En Chine, le cochon continue de figurer en bonne place dans de nombreux rituels et cérémonies ayant trait à la chance - bien que ces événements ne soient en aucun cas une chance pour le cochon. Un plat populaire servi non seulement lors des fêtes mais aussi toute l'année est le siu-yuk («viande rôtie»), un porc entier rôti sur un feu de charbon de bois (ou dans un four). Le Shen-Dzu («cochon sacré») est un cochon engraissé à dessein jusqu'à son plus grand poids, qui est ensuite soumis à des concours lors de la célébration du Nouvel An. Le gagnant est sacrifié à une divinité locale (ou à l'esprit de la ville) et mangé, puis les seconds connaissent la même fin.
La fête connue sous le nom de manyue - qui honore les 30 premiers jours de la vie d'une personne (son premier «anniversaire») - consiste à présenter aux invités des pieds de porc parmi les autres faveurs de la fête comme symbole de bonne chance et de gratitude.
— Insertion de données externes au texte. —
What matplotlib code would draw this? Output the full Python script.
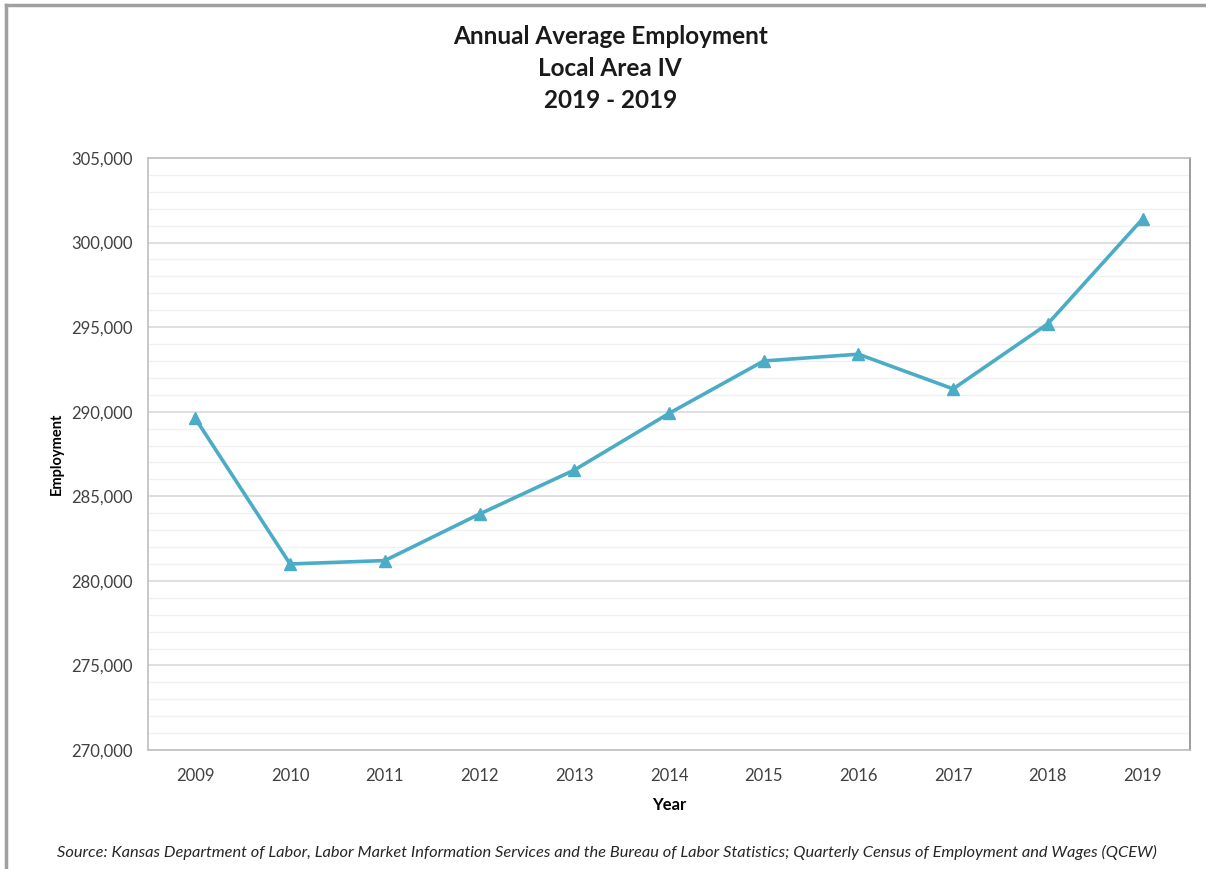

L'inclusion du cochon dans ces fêtes n'est guère surprenante puisque le cochon joue un rôle important dans les rituels chinois depuis des milliers d'années. De l'époque néolithique à nos jours, le cochon est resté une figure constante et emblématique de la culture chinoise et en 2019, l'année du cochon, il sera sans aucun doute mis en avant dans de nombreuses célébrations.